>> Start

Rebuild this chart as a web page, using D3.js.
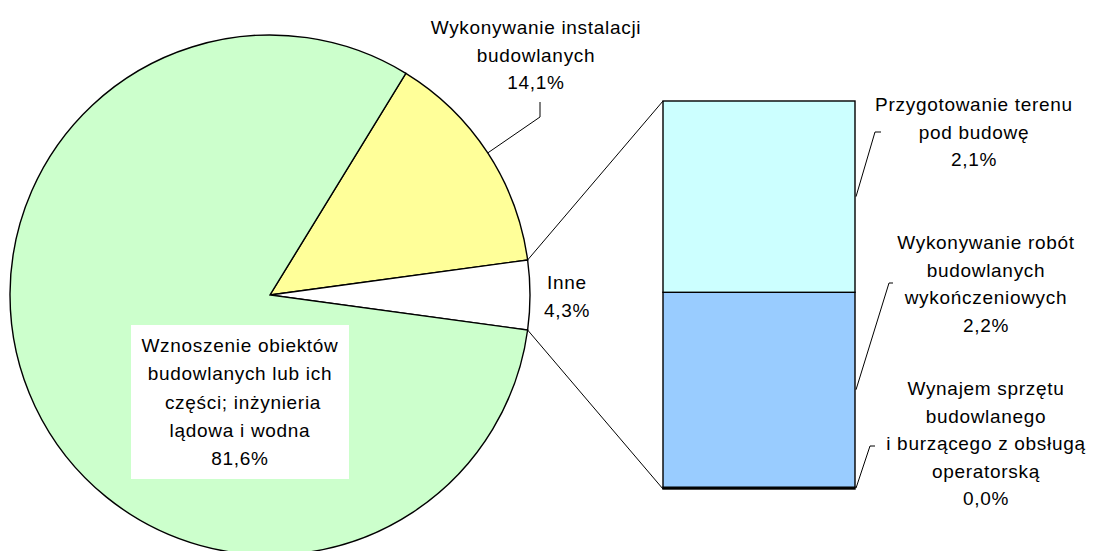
<!DOCTYPE html>
<html>
<head>
<meta charset="utf-8">
<script src="https://cdn.jsdelivr.net/npm/d3@7"></script>
<style>
  body { margin: 0; background: #fff; }
  svg text { font-family: "Liberation Sans", Arial, sans-serif; font-size: 19px; fill: #000; letter-spacing: 0.7px; }
</style>
</head>
<body>
<div id="chart"></div>
<script>
// pie slices (clockwise from the top-right)
var pieLabels = ["Wykonywanie instalacji\nbudowlanych", "Inne", "Wznoszenie obiektów\nbudowlanych lub ich\n części; inżynieria\nlądowa i wodna"];
var pieValues = [14.1, 4.3, 81.6];
var pieColors = ["#ffff99", "#ffffff", "#ccffcc"];

// breakdown of "Inne" (bottom to top)
var barLabels = ["Wynajem sprzętu\nbudowlanego\ni burzącego z obsługą\noperatorską", "Wykonywanie robót\nbudowlanych\nwykończeniowych", "Przygotowanie terenu\npod budowę"];
var barValues = [0.02, 2.16, 2.12];
var barColors = ["#000000", "#99ccff", "#ccffff"];

var width = 1097, height = 551;
var cx = 270, cy = 295, radius = 260;
var fmt = function(v){ return v.toFixed(1).replace(".", ",") + "%"; };

var svg = d3.select("#chart").append("svg")
    .attr("width", width).attr("height", height);

// rotate so that "Inne" is centred on the right
var startA = Math.PI/2 - 2*Math.PI*(pieValues[0] + pieValues[1]/2)/100;
var pie = d3.pie().sort(null).value(function(d){ return d; })
    .startAngle(startA).endAngle(startA + 2*Math.PI);
var arcs = pie(pieValues);
var arc = d3.arc().innerRadius(0).outerRadius(radius);
var pt = function(a, r){ return [cx + r*Math.sin(a), cy - r*Math.cos(a)]; };

var g = svg.append("g").attr("transform", "translate(" + cx + "," + cy + ")");
g.selectAll("path").data(arcs).enter().append("path")
    .attr("d", arc)
    .attr("fill", function(d, i){ return pieColors[i]; })
    .attr("stroke", "#000").attr("stroke-width", 1.4);

// bar of pie
var barX0 = 663, barX1 = 855;
var y = d3.scaleLinear().domain([0, d3.sum(barValues)]).range([489, 101]);
var stack = [];
var acc = 0;
barValues.forEach(function(v, i){ stack.push({v: v, y0: acc, y1: acc + v, i: i}); acc += v; });

svg.selectAll("rect.seg").data(stack).enter().append("rect")
    .attr("class", "seg")
    .attr("x", barX0).attr("width", barX1 - barX0)
    .attr("y", function(d){ return y(d.y1); })
    .attr("height", function(d){ return y(d.y0) - y(d.y1); })
    .attr("fill", function(d){ return barColors[d.i]; })
    .attr("stroke", "#000").attr("stroke-width", 1.4);

// connector lines between pie and bar
var inne = arcs[1];
var p0 = pt(inne.startAngle, radius), p1 = pt(inne.endAngle, radius);
svg.append("line").attr("x1", p0[0]).attr("y1", p0[1]).attr("x2", barX0).attr("y2", y(d3.sum(barValues)))
    .attr("stroke", "#000").attr("stroke-width", 1);
svg.append("line").attr("x1", p1[0]).attr("y1", p1[1]).attr("x2", barX0).attr("y2", y(0))
    .attr("stroke", "#000").attr("stroke-width", 1);

function multiText(x, yTop, lines, lh) {
    var t = svg.append("text").attr("text-anchor", "middle");
    lines.forEach(function(l, k){
        t.append("tspan").attr("x", x).attr("y", yTop + k*lh).text(l);
    });
    return t;
}

var lh = 27.5;

// yellow slice label + leader
var ym = (arcs[0].startAngle + arcs[0].endAngle)/2;
var yp = pt(ym, radius);
svg.append("polyline").attr("points", [yp, [540, 117], [540, 102]].join(" "))
    .attr("fill", "none").attr("stroke", "#000").attr("stroke-width", 1);
multiText(536, 34, pieLabels[0].split("\n").concat(fmt(pieValues[0])), lh);

// Inne label
multiText(567, 289, pieLabels[1].split("\n").concat(fmt(pieValues[1])), lh);

// green label with white box
svg.append("rect").attr("x", 131).attr("y", 325).attr("width", 218).attr("height", 154).attr("fill", "#fff");
multiText(240, 352, pieLabels[2].split("\n").concat(fmt(pieValues[2])), 28.3);

// bar labels + leaders
var barLab = [
    {lx: 986, ly: 395, ex: [870, 446], ee: 875},
    {lx: 986, ly: 249, ex: [889, 283], ee: 893},
    {lx: 974, ly: 111, ex: [875, 132], ee: 881}
];
stack.forEach(function(d, i){
    var L = barLab[i];
    var my = (y(d.y0) + y(d.y1))/2;
    svg.append("polyline").attr("points", [[barX1 + 1, my], L.ex, [L.ee, L.ex[1]]].join(" "))
        .attr("fill", "none").attr("stroke", "#000").attr("stroke-width", 1);
    multiText(L.lx, L.ly, barLabels[i].split("\n").concat(fmt(d.v)), lh);
});
</script>
</body>
</html>
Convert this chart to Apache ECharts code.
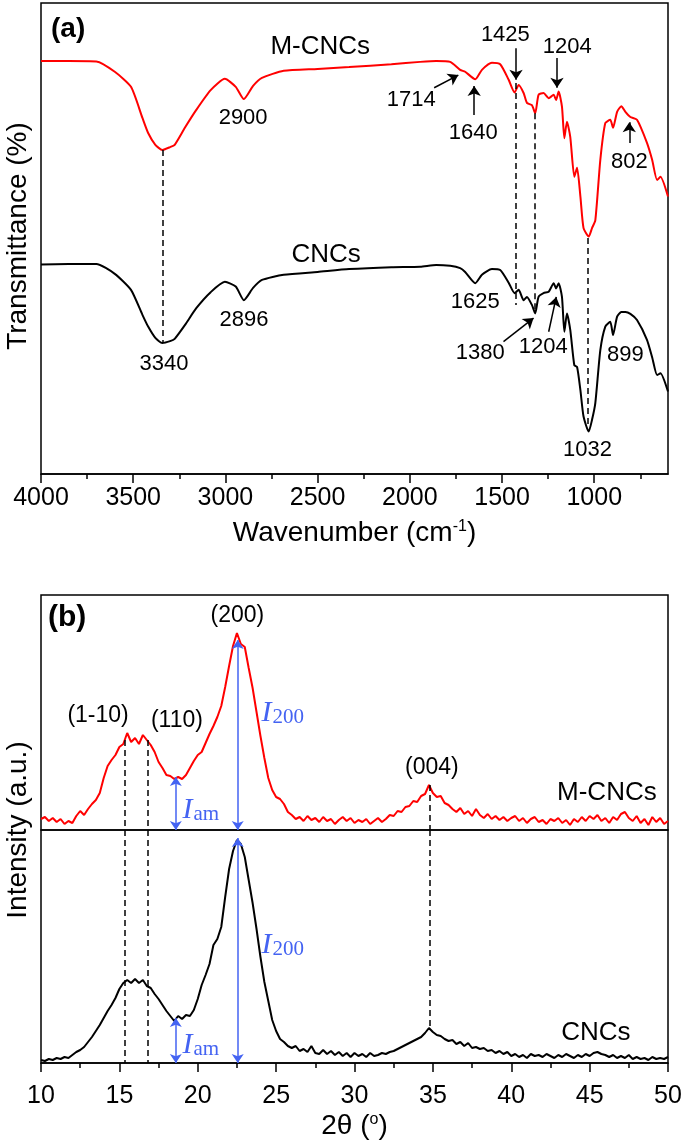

>> End

WHAT NEEDS TO BE DONE: Leave out all pictures, then copy the remaining material exactly.

SOLUTION:
Rebuild this chart as a web page, using D3.js.
<!DOCTYPE html>
<html>
<head>
<meta charset="utf-8">
<script src="https://cdn.jsdelivr.net/npm/d3@7"></script>
<style>
  body { margin: 0; background: #fff; }
  svg text { font-family: "Liberation Sans", Arial, sans-serif; font-size: 19px; fill: #000; letter-spacing: 0.7px; }
</style>
</head>
<body>
<div id="chart"></div>
<script>
// pie slices (clockwise from the top-right)
var pieLabels = ["Wykonywanie instalacji\nbudowlanych", "Inne", "Wznoszenie obiektów\nbudowlanych lub ich\n części; inżynieria\nlądowa i wodna"];
var pieValues = [14.1, 4.3, 81.6];
var pieColors = ["#ffff99", "#ffffff", "#ccffcc"];

// breakdown of "Inne" (bottom to top)
var barLabels = ["Wynajem sprzętu\nbudowlanego\ni burzącego z obsługą\noperatorską", "Wykonywanie robót\nbudowlanych\nwykończeniowych", "Przygotowanie terenu\npod budowę"];
var barValues = [0.02, 2.16, 2.12];
var barColors = ["#000000", "#99ccff", "#ccffff"];

var width = 1097, height = 551;
var cx = 270, cy = 295, radius = 260;
var fmt = function(v){ return v.toFixed(1).replace(".", ",") + "%"; };

var svg = d3.select("#chart").append("svg")
    .attr("width", width).attr("height", height);

// rotate so that "Inne" is centred on the right
var startA = Math.PI/2 - 2*Math.PI*(pieValues[0] + pieValues[1]/2)/100;
var pie = d3.pie().sort(null).value(function(d){ return d; })
    .startAngle(startA).endAngle(startA + 2*Math.PI);
var arcs = pie(pieValues);
var arc = d3.arc().innerRadius(0).outerRadius(radius);
var pt = function(a, r){ return [cx + r*Math.sin(a), cy - r*Math.cos(a)]; };

var g = svg.append("g").attr("transform", "translate(" + cx + "," + cy + ")");
g.selectAll("path").data(arcs).enter().append("path")
    .attr("d", arc)
    .attr("fill", function(d, i){ return pieColors[i]; })
    .attr("stroke", "#000").attr("stroke-width", 1.4);

// bar of pie
var barX0 = 663, barX1 = 855;
var y = d3.scaleLinear().domain([0, d3.sum(barValues)]).range([489, 101]);
var stack = [];
var acc = 0;
barValues.forEach(function(v, i){ stack.push({v: v, y0: acc, y1: acc + v, i: i}); acc += v; });

svg.selectAll("rect.seg").data(stack).enter().append("rect")
    .attr("class", "seg")
    .attr("x", barX0).attr("width", barX1 - barX0)
    .attr("y", function(d){ return y(d.y1); })
    .attr("height", function(d){ return y(d.y0) - y(d.y1); })
    .attr("fill", function(d){ return barColors[d.i]; })
    .attr("stroke", "#000").attr("stroke-width", 1.4);

// connector lines between pie and bar
var inne = arcs[1];
var p0 = pt(inne.startAngle, radius), p1 = pt(inne.endAngle, radius);
svg.append("line").attr("x1", p0[0]).attr("y1", p0[1]).attr("x2", barX0).attr("y2", y(d3.sum(barValues)))
    .attr("stroke", "#000").attr("stroke-width", 1);
svg.append("line").attr("x1", p1[0]).attr("y1", p1[1]).attr("x2", barX0).attr("y2", y(0))
    .attr("stroke", "#000").attr("stroke-width", 1);

function multiText(x, yTop, lines, lh) {
    var t = svg.append("text").attr("text-anchor", "middle");
    lines.forEach(function(l, k){
        t.append("tspan").attr("x", x).attr("y", yTop + k*lh).text(l);
    });
    return t;
}

var lh = 27.5;

// yellow slice label + leader
var ym = (arcs[0].startAngle + arcs[0].endAngle)/2;
var yp = pt(ym, radius);
svg.append("polyline").attr("points", [yp, [540, 117], [540, 102]].join(" "))
    .attr("fill", "none").attr("stroke", "#000").attr("stroke-width", 1);
multiText(536, 34, pieLabels[0].split("\n").concat(fmt(pieValues[0])), lh);

// Inne label
multiText(567, 289, pieLabels[1].split("\n").concat(fmt(pieValues[1])), lh);

// green label with white box
svg.append("rect").attr("x", 131).attr("y", 325).attr("width", 218).attr("height", 154).attr("fill", "#fff");
multiText(240, 352, pieLabels[2].split("\n").concat(fmt(pieValues[2])), 28.3);

// bar labels + leaders
var barLab = [
    {lx: 986, ly: 395, ex: [870, 446], ee: 875},
    {lx: 986, ly: 249, ex: [889, 283], ee: 893},
    {lx: 974, ly: 111, ex: [875, 132], ee: 881}
];
stack.forEach(function(d, i){
    var L = barLab[i];
    var my = (y(d.y0) + y(d.y1))/2;
    svg.append("polyline").attr("points", [[barX1 + 1, my], L.ex, [L.ee, L.ex[1]]].join(" "))
        .attr("fill", "none").attr("stroke", "#000").attr("stroke-width", 1);
    multiText(L.lx, L.ly, barLabels[i].split("\n").concat(fmt(d.v)), lh);
});
</script>
</body>
</html>
Convert this chart to Apache ECharts code.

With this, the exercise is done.